- _Short problem_: Extract, in full, the lines below, beginning at the first and ending with the line that contains "import seaborn as sns". Pictures do not belong in the copy.

- _Supplied information_:
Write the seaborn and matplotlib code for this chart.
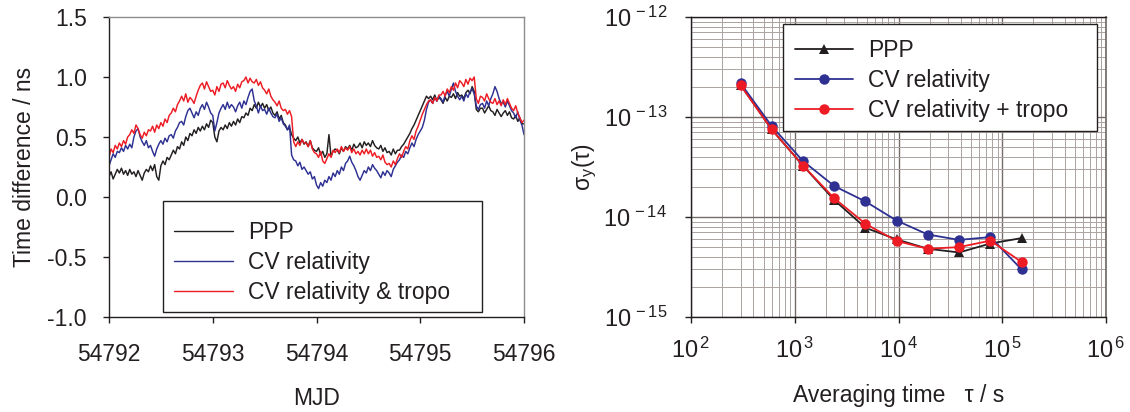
import numpy as np
import pandas as pd
import matplotlib
matplotlib.use("Agg")
import matplotlib.pyplot as plt
from matplotlib.lines import Line2D
from matplotlib.patches import Rectangle
from matplotlib.ticker import FixedLocator, FuncFormatter, LogLocator, NullFormatter
import seaborn as sns

# ---- time series of clock differences (ns), sampled every 0.02 day from MJD 54792 ----
mjd_start = 54792.0
mjd_step = 0.02

ppp = [
    0.17, 0.21, 0.15, 0.19, 0.23, 0.20, 0.24, 0.19, 0.22, 0.18,
    0.23, 0.19, 0.21, 0.17, 0.22, 0.18, 0.14, 0.20, 0.23, 0.21,
    0.26, 0.22, 0.27, 0.17, 0.14, 0.26, 0.30, 0.27, 0.33, 0.31,
    0.35, 0.39, 0.36, 0.42, 0.40, 0.46, 0.43, 0.50, 0.47, 0.53,
    0.51, 0.56, 0.53, 0.58, 0.55, 0.59, 0.56, 0.61, 0.58, 0.64,
    0.62, 0.50, 0.46, 0.55, 0.58, 0.56, 0.60, 0.57, 0.62, 0.59,
    0.63, 0.60, 0.65, 0.62, 0.67, 0.66, 0.70, 0.68, 0.74, 0.72,
    0.77, 0.74, 0.79, 0.75, 0.78, 0.74, 0.77, 0.72, 0.75, 0.70,
    0.68, 0.71, 0.65, 0.68, 0.62, 0.60, 0.56, 0.58, 0.52, 0.49,
    0.47, 0.50, 0.45, 0.48, 0.44, 0.46, 0.42, 0.47, 0.41, 0.39,
    0.38, 0.41, 0.35, 0.38, 0.33, 0.36, 0.52, 0.34, 0.38, 0.40,
    0.39, 0.36, 0.41, 0.38, 0.42, 0.40, 0.43, 0.39, 0.44, 0.41,
    0.42, 0.45, 0.41, 0.46, 0.43, 0.45, 0.42, 0.47, 0.43, 0.41,
    0.40, 0.43, 0.38, 0.41, 0.37, 0.38, 0.35, 0.40, 0.36, 0.39,
    0.39, 0.42, 0.44, 0.47, 0.50, 0.53, 0.57, 0.60, 0.64, 0.68,
    0.72, 0.76, 0.80, 0.84, 0.82, 0.84, 0.81, 0.85, 0.80, 0.83,
    0.81, 0.78, 0.83, 0.80, 0.84, 0.83, 0.86, 0.82, 0.87, 0.84,
    0.85, 0.82, 0.87, 0.89, 0.86, 0.92, 0.88, 0.73, 0.71, 0.74,
    0.74, 0.70, 0.73, 0.76, 0.72, 0.71, 0.68, 0.73, 0.70, 0.67,
    0.70, 0.72, 0.68, 0.71, 0.66, 0.65, 0.68, 0.63, 0.66, 0.61,
    0.61,
]

cv_rel = [
    0.26, 0.31, 0.36, 0.33, 0.38, 0.37, 0.41, 0.38, 0.43, 0.40,
    0.44, 0.41, 0.50, 0.55, 0.57, 0.50, 0.46, 0.43, 0.47, 0.41,
    0.43, 0.38, 0.34, 0.40, 0.44, 0.47, 0.44, 0.49, 0.46, 0.51,
    0.52, 0.49, 0.55, 0.58, 0.62, 0.63, 0.60, 0.67, 0.72, 0.74,
    0.70, 0.66, 0.71, 0.68, 0.74, 0.77, 0.73, 0.79, 0.75, 0.70,
    0.68, 0.55, 0.62, 0.70, 0.74, 0.77, 0.73, 0.79, 0.74, 0.77,
    0.75, 0.71, 0.76, 0.79, 0.74, 0.80, 0.77, 0.83, 0.88, 0.90,
    0.80, 0.76, 0.70, 0.76, 0.72, 0.73, 0.69, 0.74, 0.70, 0.67,
    0.66, 0.69, 0.63, 0.66, 0.61, 0.59, 0.56, 0.60, 0.35, 0.31,
    0.30, 0.26, 0.29, 0.23, 0.25, 0.22, 0.19, 0.21, 0.15, 0.17,
    0.10, 0.07, 0.12, 0.09, 0.14, 0.12, 0.17, 0.14, 0.20, 0.17,
    0.22, 0.19, 0.25, 0.22, 0.28, 0.30, 0.34, 0.29, 0.26, 0.22,
    0.17, 0.14, 0.18, 0.22, 0.20, 0.25, 0.22, 0.27, 0.24, 0.22,
    0.19, 0.16, 0.21, 0.18, 0.22, 0.20, 0.17, 0.23, 0.26, 0.29,
    0.31, 0.35, 0.33, 0.38, 0.36, 0.41, 0.45, 0.42, 0.48, 0.52,
    0.55, 0.58, 0.64, 0.73, 0.79, 0.81, 0.78, 0.83, 0.80, 0.84,
    0.82, 0.79, 0.85, 0.88, 0.84, 0.90, 0.95, 0.88, 0.84, 0.81,
    0.84, 0.80, 0.86, 0.83, 0.88, 0.90, 0.86, 0.76, 0.73, 0.77,
    0.78, 0.74, 0.80, 0.76, 0.82, 0.86, 0.92, 0.88, 0.82, 0.78,
    0.79, 0.75, 0.80, 0.76, 0.72, 0.70, 0.66, 0.71, 0.64, 0.60,
    0.52,
]

cv_rel_tropo = [
    0.33, 0.40, 0.37, 0.43, 0.40, 0.45, 0.42, 0.47, 0.44, 0.50,
    0.52, 0.56, 0.53, 0.60, 0.57, 0.52, 0.49, 0.54, 0.51, 0.56,
    0.55, 0.59, 0.54, 0.60, 0.57, 0.62, 0.59, 0.65, 0.62, 0.68,
    0.70, 0.74, 0.71, 0.77, 0.80, 0.84, 0.80, 0.86, 0.79, 0.83,
    0.81, 0.78, 0.84, 0.89, 0.93, 0.95, 0.90, 0.96, 0.92, 0.88,
    0.89, 0.85, 0.92, 0.88, 0.94, 0.95, 0.91, 0.97, 0.93, 0.90,
    0.92, 0.88, 0.94, 0.91, 0.96, 0.97, 1.00, 0.95, 0.99, 0.96,
    0.95, 0.98, 0.93, 0.96, 0.91, 0.89, 0.86, 0.90, 0.84, 0.81,
    0.79, 0.76, 0.80, 0.74, 0.72, 0.73, 0.69, 0.72, 0.67, 0.46,
    0.42, 0.46, 0.43, 0.48, 0.45, 0.45, 0.42, 0.47, 0.40, 0.37,
    0.36, 0.33, 0.38, 0.30, 0.28, 0.32, 0.36, 0.33, 0.39, 0.37,
    0.40, 0.37, 0.42, 0.38, 0.41, 0.39, 0.42, 0.37, 0.40, 0.36,
    0.38, 0.35, 0.39, 0.36, 0.40, 0.36, 0.39, 0.34, 0.37, 0.33,
    0.34, 0.31, 0.35, 0.29, 0.27, 0.28, 0.25, 0.30, 0.27, 0.32,
    0.36, 0.33, 0.38, 0.42, 0.40, 0.47, 0.51, 0.48, 0.55, 0.59,
    0.64, 0.69, 0.73, 0.77, 0.80, 0.81, 0.78, 0.83, 0.80, 0.85,
    0.85, 0.88, 0.84, 0.90, 0.87, 0.92, 0.89, 0.95, 0.91, 0.97,
    0.95, 0.92, 0.98, 0.94, 0.99, 0.97, 1.00, 0.82, 0.78, 0.84,
    0.83, 0.80, 0.86, 0.82, 0.79, 0.78, 0.82, 0.77, 0.80, 0.76,
    0.81, 0.77, 0.82, 0.78, 0.74, 0.72, 0.76, 0.70, 0.66, 0.62,
    0.64,
]

ts_labels = ["PPP", "CV relativity", "CV relativity & tropo"]

# ---- Allan deviation versus averaging time ----
tau = [300, 600, 1200, 2400, 4800, 9600, 19200, 38400, 76800, 153600]
adev_ppp = [2.10e-13, 7.5e-14, 3.27e-14, 1.48e-14, 7.8e-15,
            5.97e-15, 4.81e-15, 4.42e-15, 5.43e-15, 6.15e-15]
adev_cv = [2.18e-13, 8.1e-14, 3.63e-14, 2.04e-14, 1.43e-14,
           9.2e-15, 6.68e-15, 5.9e-15, 6.3e-15, 2.99e-15]
adev_cv_tropo = [2.08e-13, 7.5e-14, 3.27e-14, 1.54e-14, 8.55e-15,
                 5.75e-15, 4.81e-15, 5.0e-15, 5.8e-15, 3.55e-15]

adev_labels = ["PPP", "CV relativity", "CV relativity + tropo"]

# ---- styling ----
sns.set_theme(style="white")
plt.rcParams["font.family"] = ["Liberation Sans", "DejaVu Sans"]
plt.rcParams["mathtext.fontset"] = "custom"
plt.rcParams["mathtext.rm"] = "Liberation Sans"
plt.rcParams["mathtext.it"] = "Liberation Sans:italic"
plt.rcParams["axes.unicode_minus"] = False

ink = "#231f20"
c_black = "#231f20"
c_blue = "#2e3192"
c_red = "#ed1c24"
fs = 16.5

fig = plt.figure(figsize=(11.30, 4.12), dpi=100)
ax1 = fig.add_axes([109 / 1130, 95 / 412, 415 / 1130, 300 / 412])
ax2 = fig.add_axes([691 / 1130, 95 / 412, 415 / 1130, 300 / 412])


def boxed_legend(ax, handles, labels, box, anchor_top):
    """Legend entries without their own frame, over a plain white box."""
    x0, y0, w, h = box
    ax.add_patch(Rectangle((x0, y0), w, h, transform=ax.transAxes,
                           facecolor="white", edgecolor=ink, linewidth=1.0,
                           zorder=4, clip_on=False))
    leg = ax.legend(handles, labels, loc="upper left",
                    bbox_to_anchor=(x0, y0, w, anchor_top - y0), mode="expand",
                    fontsize=fs, frameon=False, handlelength=2.55,
                    handletextpad=0.65, labelspacing=0.3, borderpad=0.5,
                    borderaxespad=0, numpoints=1)
    leg.set_zorder(5)
    for t in leg.get_texts():
        t.set_color(ink)
    return leg


# ---- left panel: time series ----
n = len(ppp)
mjd = mjd_start + mjd_step * np.arange(n)
df_ts = pd.DataFrame({
    "MJD": np.concatenate([mjd, mjd, mjd]),
    "diff": np.concatenate([ppp, cv_rel, cv_rel_tropo]),
    "series": [ts_labels[0]] * n + [ts_labels[1]] * n + [ts_labels[2]] * n,
})
ts_palette = {ts_labels[0]: c_black, ts_labels[1]: c_blue, ts_labels[2]: c_red}
sns.lineplot(data=df_ts, x="MJD", y="diff", hue="series", palette=ts_palette,
             estimator=None, sort=False, linewidth=1.05, legend=False, ax=ax1)

ax1.set_xlim(54792, 54796)
ax1.set_ylim(-1.0, 1.5)
ax1.xaxis.set_major_locator(FixedLocator([54792, 54793, 54794, 54795, 54796]))
ax1.xaxis.set_major_formatter(FuncFormatter(lambda v, p: f"{v:.0f}"))
ax1.yaxis.set_major_locator(FixedLocator([-1.0, -0.5, 0.0, 0.5, 1.0, 1.5]))
ax1.yaxis.set_major_formatter(FuncFormatter(lambda v, p: f"{v:.1f}"))
ax1.tick_params(axis="both", which="major", direction="out", length=4, width=1,
                color=ink, labelsize=fs, labelcolor=ink)
ax1.tick_params(axis="y", pad=12)
ax1.tick_params(axis="x", pad=15)
ax1.tick_params(left=True, bottom=True)
for side in ("left", "bottom"):
    ax1.spines[side].set_color(ink)
    ax1.spines[side].set_linewidth(1.0)
for side in ("top", "right"):
    ax1.spines[side].set_color("#8c8c8c")
    ax1.spines[side].set_linewidth(1.0)
ax1.set_xlabel("MJD", fontsize=fs, color=ink, labelpad=15)
ax1.set_ylabel("Time difference / ns", fontsize=fs, color=ink, labelpad=8)

ts_handles = [Line2D([], [], color=ts_palette[k], lw=1.0) for k in ts_labels]
boxed_legend(ax1, ts_handles, ts_labels, (0.130, 0.017, 0.769, 0.37), 0.357)

# ---- right panel: Allan deviation ----
m = len(tau)
df_ad = pd.DataFrame({
    "tau": tau * 3,
    "adev": adev_ppp + adev_cv + adev_cv_tropo,
    "series": [adev_labels[0]] * m + [adev_labels[1]] * m + [adev_labels[2]] * m,
})
ad_palette = {adev_labels[0]: c_black, adev_labels[1]: c_blue, adev_labels[2]: c_red}
ad_markers = {adev_labels[0]: "^", adev_labels[1]: "o", adev_labels[2]: "o"}
ax2.set_xscale("log")
ax2.set_yscale("log")
sns.lineplot(data=df_ad, x="tau", y="adev", hue="series", style="series",
             palette=ad_palette, markers=ad_markers, dashes=False,
             estimator=None, sort=False, linewidth=1.3, markersize=7.5,
             markeredgewidth=0, legend=False, ax=ax2)

ax2.set_xlim(1e2, 1e6)
ax2.set_ylim(1e-15, 1e-12)
ax2.xaxis.set_major_locator(FixedLocator([1e2, 1e3, 1e4, 1e5, 1e6]))
ax2.yaxis.set_major_locator(FixedLocator([1e-15, 1e-14, 1e-13, 1e-12]))
pow_fmt = FuncFormatter(lambda v, p: r"$\mathregular{10^{\,%d}}$" % round(np.log10(v)))
ax2.xaxis.set_major_formatter(pow_fmt)
ax2.yaxis.set_major_formatter(pow_fmt)
ax2.xaxis.set_minor_locator(LogLocator(base=10, subs=np.arange(2, 10), numticks=20))
ax2.yaxis.set_minor_locator(LogLocator(base=10, subs=np.arange(2, 10), numticks=20))
ax2.xaxis.set_minor_formatter(NullFormatter())
ax2.yaxis.set_minor_formatter(NullFormatter())
ax2.grid(which="major", color="#746c69", linewidth=1.0)
ax2.grid(which="minor", color="#aaa3a0", linewidth=0.7)
ax2.set_axisbelow(True)
ax2.tick_params(axis="both", which="major", direction="out", length=4, width=1,
                color=ink, labelsize=17, labelcolor=ink)
ax2.tick_params(axis="both", which="minor", length=0)
ax2.tick_params(axis="y", pad=13)
ax2.tick_params(axis="x", pad=11)
ax2.tick_params(left=True, bottom=True)
for side in ("left", "bottom", "top"):
    ax2.spines[side].set_color(ink)
    ax2.spines[side].set_linewidth(1.0)
ax2.spines["right"].set_color("#746c69")
ax2.set_xlabel("Averaging time   τ / s", fontsize=fs, color=ink, labelpad=15)
ax2.set_ylabel(r"σ$_\mathregular{y}$(τ)", fontsize=fs, color=ink, labelpad=3)

ad_handles = [Line2D([], [], color=ad_palette[k], lw=1.3, marker=ad_markers[k],
                     markersize=7.5, markeredgewidth=0) for k in adev_labels]
boxed_legend(ax2, ad_handles, adev_labels, (0.222, 0.62, 0.756, 0.357), 0.965)

fig.savefig("out.png", dpi=100, facecolor="white")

- _Correct answer_:
Write the seaborn and matplotlib code for this chart.
import numpy as np
import pandas as pd
import matplotlib
matplotlib.use("Agg")
import matplotlib.pyplot as plt
from matplotlib.lines import Line2D
from matplotlib.patches import Rectangle
from matplotlib.ticker import FixedLocator, FuncFormatter, LogLocator, NullFormatter
import seaborn as sns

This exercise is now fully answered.